Landlord Do’s and Don’ts: Resident Rights

As a landlord, it’s good for you to realize that resident rights extend beyond the doors of their dwellings and beyond the confines of the rental property. You also need to respect and protect any personal data you collect about residents, avoid the temptation to contact your resident at work, and be very careful not to spread negative rumors about a resident.

Do ease up on overnight guest restrictions

Landlords frequently limit overnight guests, such as allowing a guest for no more than ten days in any six-month period and requiring written approval for longer stays for no more than 14 days. Landlords do this to keep long-term guests from gaining the status of full-fledged residents who haven’t been approved, who haven’t signed the lease or rental agreement, and consequently aren’t legally responsible for complying with the lease terms.

Some landlords can be overly suspicious about residents’ guests, even going to the extreme of requiring residents to register guests who may be staying for a day or two. Remember that your goal as a landlord is to be aware of the need for resident retention. Placing undue scrutiny upon your residents and their guests can not only impede your retention goals but also be considered an invasion of privacy.

Don’t release information about a resident

As landlord, you collect sensitive personal data about residents.
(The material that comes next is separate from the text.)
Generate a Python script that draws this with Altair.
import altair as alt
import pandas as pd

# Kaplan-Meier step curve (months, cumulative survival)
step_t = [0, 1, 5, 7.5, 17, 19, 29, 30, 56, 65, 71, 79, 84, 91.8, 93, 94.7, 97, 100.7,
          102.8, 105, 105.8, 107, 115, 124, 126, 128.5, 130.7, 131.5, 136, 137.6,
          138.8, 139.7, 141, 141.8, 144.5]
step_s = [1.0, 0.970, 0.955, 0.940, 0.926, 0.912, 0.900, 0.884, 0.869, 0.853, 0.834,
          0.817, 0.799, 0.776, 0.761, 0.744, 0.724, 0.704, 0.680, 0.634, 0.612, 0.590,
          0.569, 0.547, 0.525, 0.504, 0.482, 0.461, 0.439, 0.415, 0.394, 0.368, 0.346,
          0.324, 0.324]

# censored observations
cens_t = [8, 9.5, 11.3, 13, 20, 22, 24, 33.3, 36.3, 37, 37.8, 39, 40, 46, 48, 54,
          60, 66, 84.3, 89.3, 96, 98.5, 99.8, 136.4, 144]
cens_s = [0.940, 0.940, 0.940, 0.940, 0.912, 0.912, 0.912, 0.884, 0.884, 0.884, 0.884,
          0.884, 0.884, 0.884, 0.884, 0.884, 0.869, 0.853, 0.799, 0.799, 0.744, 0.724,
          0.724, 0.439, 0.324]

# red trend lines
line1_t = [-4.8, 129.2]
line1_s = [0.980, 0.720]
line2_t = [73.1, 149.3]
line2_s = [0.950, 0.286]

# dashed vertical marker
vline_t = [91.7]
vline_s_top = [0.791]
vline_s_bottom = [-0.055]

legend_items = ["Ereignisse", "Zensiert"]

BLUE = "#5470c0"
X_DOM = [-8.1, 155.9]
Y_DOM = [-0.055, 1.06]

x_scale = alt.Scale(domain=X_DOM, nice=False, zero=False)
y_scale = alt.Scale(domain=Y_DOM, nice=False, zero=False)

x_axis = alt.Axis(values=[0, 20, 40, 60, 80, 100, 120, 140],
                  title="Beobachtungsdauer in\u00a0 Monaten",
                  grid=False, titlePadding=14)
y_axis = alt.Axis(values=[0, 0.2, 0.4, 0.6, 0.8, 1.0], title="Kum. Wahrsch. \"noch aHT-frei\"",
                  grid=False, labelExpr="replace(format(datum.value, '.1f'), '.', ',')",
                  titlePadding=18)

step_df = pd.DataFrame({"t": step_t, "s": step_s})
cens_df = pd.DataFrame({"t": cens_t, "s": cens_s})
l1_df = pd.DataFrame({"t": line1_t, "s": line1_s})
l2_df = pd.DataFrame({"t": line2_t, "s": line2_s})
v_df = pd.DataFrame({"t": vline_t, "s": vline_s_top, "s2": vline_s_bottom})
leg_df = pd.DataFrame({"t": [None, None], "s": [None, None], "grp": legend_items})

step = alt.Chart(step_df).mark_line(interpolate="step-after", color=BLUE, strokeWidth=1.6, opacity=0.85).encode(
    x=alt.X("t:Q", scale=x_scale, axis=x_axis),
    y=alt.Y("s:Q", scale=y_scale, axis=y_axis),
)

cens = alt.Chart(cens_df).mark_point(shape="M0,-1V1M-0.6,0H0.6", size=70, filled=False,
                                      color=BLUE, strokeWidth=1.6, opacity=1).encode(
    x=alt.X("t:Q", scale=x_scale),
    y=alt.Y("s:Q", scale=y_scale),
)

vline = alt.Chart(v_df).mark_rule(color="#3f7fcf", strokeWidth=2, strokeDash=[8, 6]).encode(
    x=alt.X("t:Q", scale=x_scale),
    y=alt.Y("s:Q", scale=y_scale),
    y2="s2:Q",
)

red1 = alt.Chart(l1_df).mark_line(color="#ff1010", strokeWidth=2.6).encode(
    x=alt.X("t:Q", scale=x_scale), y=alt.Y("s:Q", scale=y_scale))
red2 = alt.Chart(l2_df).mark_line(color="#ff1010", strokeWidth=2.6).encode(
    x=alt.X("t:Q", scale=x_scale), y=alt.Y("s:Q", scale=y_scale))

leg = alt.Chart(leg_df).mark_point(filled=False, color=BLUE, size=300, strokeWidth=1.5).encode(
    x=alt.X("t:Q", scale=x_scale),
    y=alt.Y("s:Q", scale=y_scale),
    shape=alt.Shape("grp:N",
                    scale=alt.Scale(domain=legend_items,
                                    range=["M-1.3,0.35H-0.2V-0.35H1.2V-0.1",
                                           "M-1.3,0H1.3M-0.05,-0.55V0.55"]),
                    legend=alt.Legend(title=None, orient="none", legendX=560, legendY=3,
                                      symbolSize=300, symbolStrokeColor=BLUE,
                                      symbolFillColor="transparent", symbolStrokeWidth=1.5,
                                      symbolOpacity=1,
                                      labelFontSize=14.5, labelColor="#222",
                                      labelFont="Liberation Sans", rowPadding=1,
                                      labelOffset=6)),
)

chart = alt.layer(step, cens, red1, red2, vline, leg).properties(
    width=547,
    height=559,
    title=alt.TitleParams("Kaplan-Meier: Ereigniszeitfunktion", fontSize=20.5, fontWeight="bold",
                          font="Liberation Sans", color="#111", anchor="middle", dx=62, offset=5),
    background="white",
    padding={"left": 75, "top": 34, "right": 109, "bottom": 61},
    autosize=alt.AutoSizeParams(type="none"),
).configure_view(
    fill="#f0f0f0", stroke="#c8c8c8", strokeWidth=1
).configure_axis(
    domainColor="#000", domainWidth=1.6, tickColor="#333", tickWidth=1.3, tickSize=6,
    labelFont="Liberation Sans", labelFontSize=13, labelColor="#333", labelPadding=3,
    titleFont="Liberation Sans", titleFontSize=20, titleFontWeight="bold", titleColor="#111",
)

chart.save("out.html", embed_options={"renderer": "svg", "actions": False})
Because you have so much information about residents, people who need that information are likely to ask you for it. And if you’re a people pleaser, you may be tempted to share that information. Resist the temptation. Don’t release information about a resident unless one of the following is true:

  • The resident has given you permission, in writing, to release specific types of information. Keep in mind that this situation is exceptional. Renters — and therefore, landlords — consider a resident’s personal and business matters to be confidential. On occasion, a resident will direct the landlord, typically in the resident’s absence, to release information to a third party, such as a forwarding address.

  • Another landlord asks you to share the resident’s rental payment history or market rent.
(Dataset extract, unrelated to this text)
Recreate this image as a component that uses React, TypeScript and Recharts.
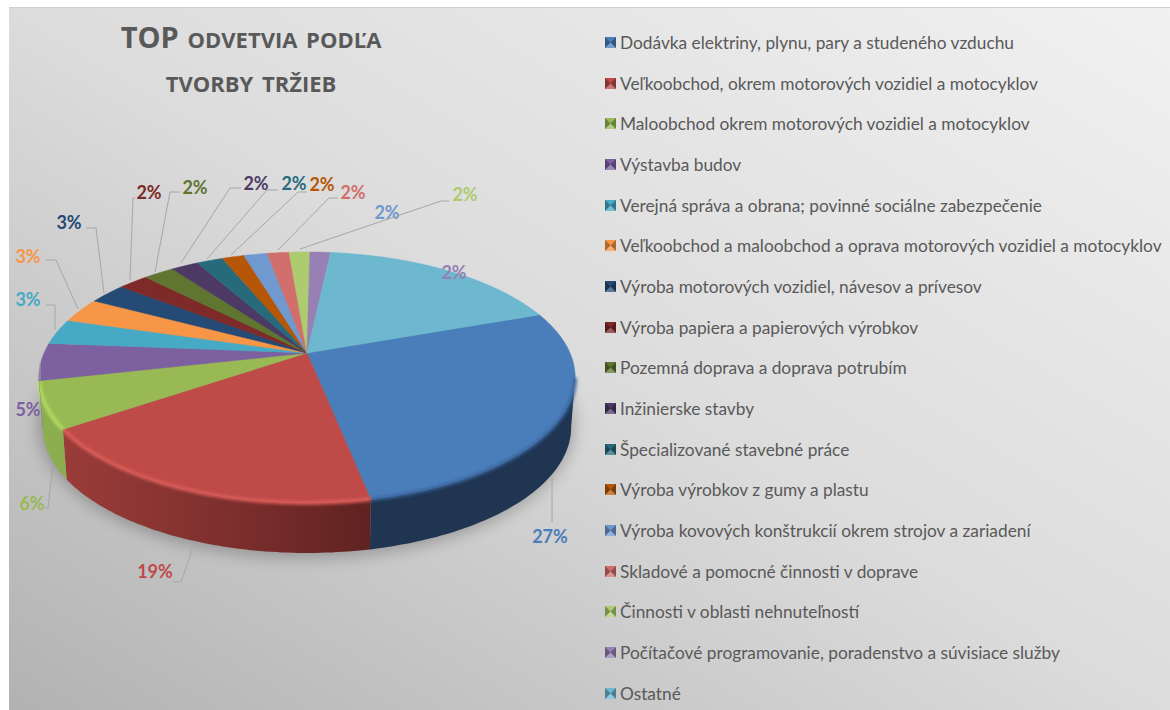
import { PieChart, Pie, Legend } from "recharts";

const categories = [
  "Dodávka elektriny, plynu, pary a studeného vzduchu",
  "Veľkoobchod, okrem motorových vozidiel a motocyklov",
  "Maloobchod okrem motorových vozidiel a motocyklov",
  "Výstavba budov",
  "Verejná správa a obrana; povinné sociálne zabezpečenie",
  "Veľkoobchod a maloobchod a oprava motorových vozidiel a motocyklov",
  "Výroba motorových vozidiel, návesov a prívesov",
  "Výroba papiera a papierových výrobkov",
  "Pozemná doprava a doprava potrubím",
  "Inžinierske stavby",
  "Špecializované stavebné práce",
  "Výroba výrobkov z gumy a plastu",
  "Výroba kovových konštrukcií okrem strojov a zariadení",
  "Skladové a pomocné činnosti v doprave",
  "Činnosti v oblasti nehnuteľností",
  "Počítačové programovanie, poradenstvo a súvisiace služby",
  "Ostatné",
];
// share of the revenue
const shares = [27.3, 18.6, 6.0, 4.8, 3.3, 3.2, 2.7, 2.2, 2.2, 2.0, 1.9, 1.6, 1.7, 1.6, 1.5, 1.5, 17.8];
const percentLabels = ["27%", "19%", "6%", "5%", "3%", "3%", "3%", "2%", "2%", "2%", "2%", "2%", "2%", "2%", "2%", "2%", ""];

const colors = [
  "#4a7ebb", "#be4b48", "#98b954", "#7d60a0", "#46aac5", "#f79646",
  "#254a75", "#7d2a28", "#5f7530", "#4c3a64", "#276a7c", "#b65708",
  "#6f99cf", "#d16f6c", "#aecb6f", "#9680b4", "#6db8cf",
];
const wallColors = ["#1f3552", "#7a2f2d", "#8cae4e", "#5c4676"];
const rimColors = ["#3a659c", "#e0605c", "#b6e265", "#8a6bb0"];

// label centre + leader line, hand placed like in the original
const labelSpots: { at: number[]; line?: number[][] }[] = [
  { at: [550, 536], line: [[552, 477], [552, 522]] },
  { at: [155, 571], line: [[192, 550], [181, 582], [172, 582]] },
  { at: [32, 503], line: [[53, 465], [48, 508], [45, 508]] },
  { at: [28, 409], line: [[40, 362], [40, 380]] },
  { at: [28, 299], line: [[46, 305], [55, 305], [55, 330]] },
  { at: [28, 256], line: [[46, 260], [56, 260], [78, 309]] },
  { at: [69, 222], line: [[86, 228], [96, 228], [104, 293]] },
  { at: [149, 192], line: [[135, 198], [133, 198], [130, 280]] },
  { at: [195, 187], line: [[180, 192], [170, 192], [155, 272]] },
  { at: [256, 183], line: [[241, 188], [230, 188], [181, 263]] },
  { at: [294, 183], line: [[278, 190], [267, 190], [207, 259]] },
  { at: [322, 184], line: [[307, 192], [298, 192], [231, 255]] },
  { at: [387, 212] },
  { at: [353, 192], line: [[338, 198], [329, 198], [278, 250]] },
  { at: [465, 194], line: [[449, 201], [441, 201], [300, 249]] },
  { at: [454, 272] },
  { at: [0, 0] },
];

const pieData = categories.map((name, i) => ({
  name,
  value: shares[i],
  fill: colors[i],
  idx: i,
}));

const FONT = "Lato, 'Open Sans', sans-serif";
const SQUASH = 0.459;
const TILT = 0.195;
const DEPTH = 50;
const RAD = Math.PI / 180;

// circle -> tilted disc, apex stays at cx,cy
function project(cx: number, cy: number, r: number, deg: number, scale = 1, drop = 0) {
  const X = Math.cos(deg * RAD);
  const Y = Math.sin(deg * RAD);
  const w = 1 + TILT * Y;
  return [cx + (r * scale * X) / w, cy - (r * SQUASH * Y) / w + drop];
}

function arcPoints(cx: number, cy: number, r: number, from: number, to: number, scale = 1, drop = 0) {
  const pts: number[][] = [];
  const n = Math.max(2, Math.ceil(Math.abs(from - to)));
  for (let i = 0; i <= n; i++) pts.push(project(cx, cy, r, from + ((to - from) * i) / n, scale, drop));
  return pts;
}

const toPath = (pts: number[][]) => pts.map((p, i) => `${i ? "L" : "M"}${p[0].toFixed(1)},${p[1].toFixed(1)}`).join(" ");

function Slice3D(props: any) {
  const { cx, cy, outerRadius, startAngle, endAngle, fill, payload } = props;
  const i = payload?.idx ?? props.idx ?? 0;
  const top = arcPoints(cx, cy, outerRadius, startAngle, endAngle);
  // only the front of the disc shows a wall
  const from = Math.min(startAngle, -11.2);
  const to = Math.max(endAngle, -168.8);
  const hasWall = from > to;
  let wall = "";
  let rim = "";
  if (hasWall) {
    const upper = arcPoints(cx, cy, outerRadius, from, to);
    const lower = arcPoints(cx, cy, outerRadius, to, from, 0.985, DEPTH);
    wall = toPath([...upper, ...lower]) + " Z";
    rim = toPath(upper);
  }
  return (
    <g>
      {hasWall && <path d={wall} fill={i === 1 ? "url(#redWall)" : wallColors[i] ?? fill} />}
      <path d={`M${cx},${cy} ${toPath(top).replace("M", "L")} Z`} fill={fill} stroke={fill} strokeWidth={0.5} />
      {hasWall && (
        <path d={rim} fill="none" stroke={rimColors[i] ?? fill} strokeWidth={4} filter="url(#soft)" opacity={0.85} />
      )}
    </g>
  );
}

function PercentLabel(props: any) {
  const i = props.index;
  const spot = labelSpots[i];
  if (!percentLabels[i]) return null;
  return (
    <g>
      {spot.line && (
        <path d={toPath(spot.line)} fill="none" stroke="#a6a6a6" strokeWidth={1} />
      )}
      <text
        x={spot.at[0]}
        y={spot.at[1]}
        textAnchor="middle"
        dominantBaseline="central"
        fontFamily={FONT}
        fontSize={18}
        fontWeight={700}
        fill={colors[i]}
      >
        {percentLabels[i]}
      </text>
    </g>
  );
}

function LegendList({ payload }: any) {
  return (
    <div>
      {(payload ?? []).map((item: any) => (
        <div
          key={item.value}
          style={{ height: 40.7, display: "flex", alignItems: "center", whiteSpace: "nowrap" }}
        >
          <svg width={11} height={11} style={{ marginRight: 4, flex: "none" }}>
            <rect width={11} height={11} fill={item.color} />
            <path d="M0,0 L5.5,5.5 L0,11 Z" fill="#000" opacity={0.3} />
            <path d="M11,0 L5.5,5.5 L11,11 Z" fill="#000" opacity={0.3} />
            <path d="M0,11 L5.5,5.5 L11,11 Z" fill="#fff" opacity={0.25} />
          </svg>
          <span style={{ fontFamily: FONT, fontSize: 17.3, color: "#595959" }}>{item.value}</span>
        </div>
      ))}
    </div>
  );
}

export default function App() {
  return (
    <div style={{ position: "absolute", left: 0, top: 0, width: 1170, height: 710, background: "#fff", overflow: "hidden" }}>
      <div
        style={{
          position: "absolute",
          left: 9,
          top: 7,
          width: 1161,
          height: 703,
          borderTop: "1px solid #d0d0d0",
          boxSizing: "border-box",
          background: "linear-gradient(to top right, #b2b2b2 0%, #dcdcdc 50%, #f1f1f1 100%)",
        }}
      />
      <div
        style={{
          position: "absolute",
          left: 60,
          top: 17,
          width: 382,
          textAlign: "center",
          fontFamily: "'Open Sans', sans-serif",
          fontWeight: 700,
          color: "#595959",
          fontSize: 22,
          lineHeight: "44px",
          wordSpacing: 3,
        }}
      >
        <span style={{ fontSize: 29, lineHeight: "20px" }}>TOP</span> ODVETVIA PODĽA
        <br />
        TVORBY TRŽIEB
      </div>
      <div style={{ position: "absolute", left: 0, top: 0 }}>
        <PieChart width={1170} height={710} margin={{ top: 0, right: 0, bottom: 0, left: 0 }}>
          <defs>
            <linearGradient id="redWall" x1="0" y1="0" x2="1" y2="0">
              <stop offset="0%" stopColor="#9a3c39" />
              <stop offset="55%" stopColor="#7c2f2d" />
              <stop offset="100%" stopColor="#5f2220" />
            </linearGradient>
            <filter id="soft" x="-20%" y="-20%" width="140%" height="140%">
              <feGaussianBlur stdDeviation="1.6" />
            </filter>
            <filter id="shadow" x="-20%" y="-20%" width="140%" height="140%">
              <feGaussianBlur stdDeviation="8" />
            </filter>
          </defs>
          <ellipse cx={306} cy={424} rx={268} ry={134} fill="#000" opacity={0.25} filter="url(#shadow)" />
          <Pie
            data={pieData}
            dataKey="value"
            nameKey="name"
            cx={307}
            cy={353}
            outerRadius={263}
            startAngle={19.7}
            endAngle={-340.3}
            paddingAngle={0}
            stroke="none"
            shape={Slice3D}
            label={PercentLabel}
            labelLine={false}
            isAnimationActive={false}
          />
          <Legend
            content={LegendList}
            itemSorter={null}
            layout="vertical"
            wrapperStyle={{ position: "absolute", left: 605, top: 22, width: 565, height: 700 }}
          />
        </PieChart>
      </div>
    </div>
  );
}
  • The request is from a law enforcement officer or public safety agent who needs the information for official purposes. For this type of request, you may decide that your policy is to require a subpoena.
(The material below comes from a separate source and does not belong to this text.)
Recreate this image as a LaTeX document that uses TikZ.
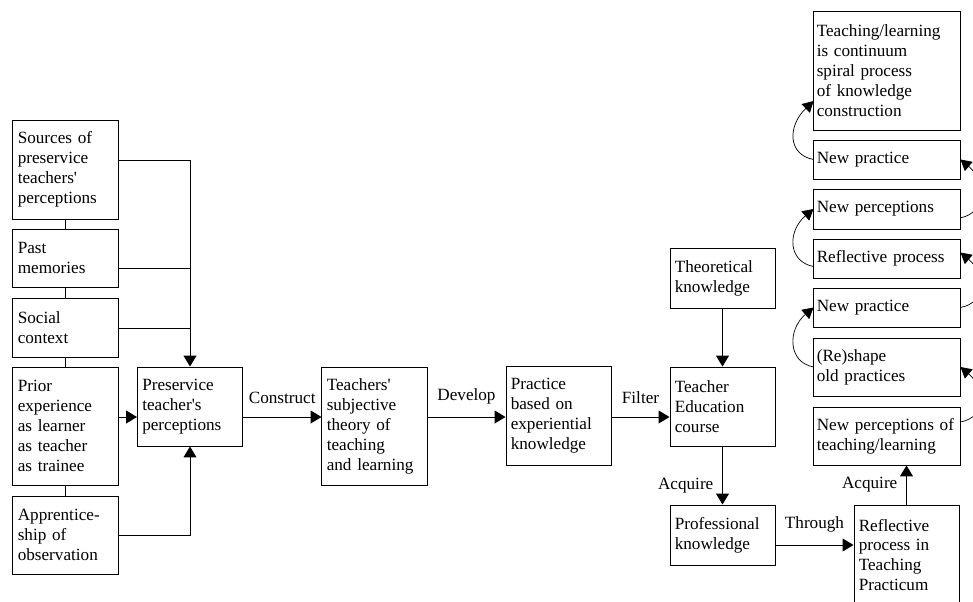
\documentclass[tikz,border=0pt]{standalone}
\usepackage{fontspec}
\setmainfont{Liberation Serif}
\usetikzlibrary{arrows.meta}

\begin{document}
\begin{tikzpicture}[x=0.025cm,y=-0.025cm,line width=0.7pt,
  font=\fontsize{12.2}{14.2}\selectfont,
  box/.style={draw,rectangle,align=left,inner xsep=0.12cm,inner ysep=0pt,text width=2.385cm},
  wbox/.style={draw,rectangle,align=left,inner xsep=0.07cm,inner ysep=0pt,text width=3.51cm},
  arr/.style={-{Triangle[length=0.27cm,width=0.32cm]}},
  spiral/.style={line width=0.5pt,-{Triangle[length=0.27cm,width=0.3cm]}}]

  \useasboundingbox (0,0) rectangle (973,601);

  % sources column
  \node[box,minimum height=2.475cm] at (65.5,169.5) (src) {Sources of\\preservice\\teachers\textquotesingle\\perceptions};
  \node[box,minimum height=1.45cm] at (65.5,258) (past) {Past\\memories};
  \node[box,minimum height=1.475cm] at (65.5,327.5) (social) {Social\\context};
  \node[box,minimum height=2.95cm] at (65.5,426) (prior) {Prior\\experience\\as learner\\as teacher\\as trainee};
  \node[box,minimum height=1.95cm] at (65.5,535) (appr) {Apprentice-\\ship of\\observation};

  % main row
  \node[box,minimum height=1.975cm] at (190,406.5) (perc) {Preservice\\teacher\textquotesingle s\\perceptions};
  \node[box,minimum height=2.95cm] at (374.5,426) (theory) {Teachers\textquotesingle\\subjective\\theory of\\teaching\\and learning};
  \node[box,minimum height=2.475cm] at (558.5,416) (practice) {Practice\\based on\\experiential\\knowledge};
  \node[box,minimum height=1.975cm] at (722.5,406.5) (course) {Teacher\\Education\\course};
  \node[box,minimum height=1.5cm] at (722.5,278) (theo) {Theoretical\\knowledge};
  \node[box,minimum height=1.5cm] at (722.5,535) (prof) {Professional\\knowledge};
  \node[box,minimum height=2.5cm] at (906.5,555) (refl) {Reflective\\process in\\Teaching\\Practicum};

  % spiral column
  \node[wbox,minimum height=1.45cm] at (887,436) (npt) {New perceptions of\\teaching/learning};
  \node[wbox,minimum height=1.45cm] at (887,367) (reshape) {(Re)shape\\old practices};
  \node[wbox,minimum height=0.975cm] at (887,307.5) (npr2) {New practice};
  \node[wbox,minimum height=0.975cm] at (887,258.5) (rp) {Reflective process};
  \node[wbox,minimum height=1cm] at (887,209) (np) {New perceptions};
  \node[wbox,minimum height=0.975cm] at (887,159.5) (npr1) {New practice};
  \node[wbox,minimum height=2.95cm] at (887,71) (tl) {Teaching/learning\\is continuum\\spiral process\\of knowledge\\construction};

  \coordinate (j1) at (190,160);
  \coordinate (j2) at (190,268);
  \coordinate (j3) at (190,328);
  \coordinate (r1) at (0,417);
  \coordinate (r2) at (0,545);

  \draw (src.south)--(past.north);
  \draw (past.south)--(social.north);
  \draw (social.south)--(prior.north);
  \draw (prior.south)--(appr.north);

  \draw (j1 -| src.east)--(j1);
  \draw (j2 -| past.east)--(j2);
  \draw (j3 -| social.east)--(j3);
  \draw[arr] (j1)--(perc.north);
  \draw[arr] (r1 -| prior.east)--(r1 -| perc.west);
  \draw[arr] (appr.east) -| (perc.south);

  \draw[arr] (r1 -| perc.east)--(r1 -| theory.west) node[midway,above=0.2cm] {Construct};
  \draw[arr] (r1 -| theory.east)--(r1 -| practice.west) node[midway,above=0.2cm] {Develop};
  \draw[arr] (r1 -| practice.east)--(r1 -| course.west) node[midway,above=0.2cm] {Filter};
  \draw[arr] (theo.south)--(course.north);
  \draw[arr] (course.south)--(prof.north) node[pos=0.67,left=0.1cm] {Acquire};
  \draw[arr] (r2 -| prof.east)--(r2 -| refl.west) node[midway,above=0.2cm] {Through};
  \draw[arr] (refl.north)--(refl.north |- npt.south) node[midway,left=0.1cm] {Acquire};

  % spiral
  \draw[spiral] (npr1.west) .. controls +(-26,-5) and +(-26,25) .. ([yshift=-0.75cm]tl.west);
  \draw[spiral] ([yshift=-0.2cm]rp.west) .. controls +(-26,-5) and +(-26,22) .. (np.west);
  \draw[spiral] (reshape.west) .. controls +(-26,-5) and +(-26,22) .. (npr2.west);
  \draw[spiral] ([yshift=-0.22cm]np.east) .. controls +(26,-5) and +(26,22) .. (npr1.east);
  \draw[spiral] (npr2.east) .. controls +(26,-5) and +(26,22) .. ([yshift=0.15cm]rp.east);
  \draw[spiral] ([yshift=0.35cm]npt.east) .. controls +(26,-5) and +(26,22) .. (reshape.east);

\end{tikzpicture}
\end{document}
  • The information requested is already publicly available.

  • The information is needed in the event of an emergency.

If you choose to release information about a resident, stick to the facts and make sure the facts are accurate. Communicating information that is incorrect or based on guesswork, if discovered to be wrong, is likely to result in legal action by the resident.

The most common situation is a request from a tenant’s prospective landlord about timely rent payments and performance of other rental obligations, such as unit upkeep, interactions with other residents, or legal actions. The safest course is not to release such information. A relatively safe course is to make sure your communication is entirely factual and specifically limited to the tenant’s rental history, including any eviction proceedings.

If you have employees, establish a policy and communicate it clearly to your staff that you, as landlord, are solely responsible for providing information to outsiders about your residents. Actions that may be invasions of privacy are likely to result in unfavorable legal action; your duty as a landlord is to prevent them.

Don’t call or visit a resident at work

Your residents’ rights to privacy extend to their workplace. Use your common sense about contacting them during their workday. If, for example, you need to schedule a time to make repairs to a unit, make the necessary contact when the resident isn’t at work. Consider using emails or texts for quick contact. If you’re unsuccessful, consider the most appropriate time to call the resident at work.

Never make a personal visit to your resident at work. Such visits are deemed harassment and can get you into legal trouble unless you’re serving a notice pursuant to state law requirements. If you can’t get in touch with a resident by calling his personal phone number, then call the work number and leave a brief message. Omit any details about the reason(s) for your call.

Don’t be snoopy

Like most people, landlords are naturally curious. You may wonder what your residents are up to and who their guests are. Being curious is okay, and monitoring what’s going on is part of your job securing the safety of all your residents, but don’t go overboard. Grilling guests, peeking in windows, and conducting surveillance are likely a violation of a resident’s right to privacy and expose you to potential lawsuits.

A resident’s dwelling is his home and his castle. As long as he pays his rent, gets along with his neighbors, and takes relatively good care of your property, honor his privacy. Imagine how you would feel if someone were snooping on you.

Don’t ostracize a resident you don’t like

If you’ve had a terrible experience with a resident, you may feel obligated to warn your friends and colleagues. Don’t do it. Going out of your way to tarnish someone’s reputation, even if what you say is true, is likely to trigger a lawsuit accusing you of libel.

Lay the terrible experience to rest and be grateful that the person has moved on. If another landlord or property manager calls to ask about your former resident and you feel compelled to share what you know, limit the scope of your answers to verifiable facts, such as rent payment history, verified complaints filed by other residents, law enforcement reports, and any eviction actions taken against the resident.

Of course, if an eviction has occurred, making sure that a money judgment is filed and recorded in the public records can help future landlords to discover that your former resident was a problem.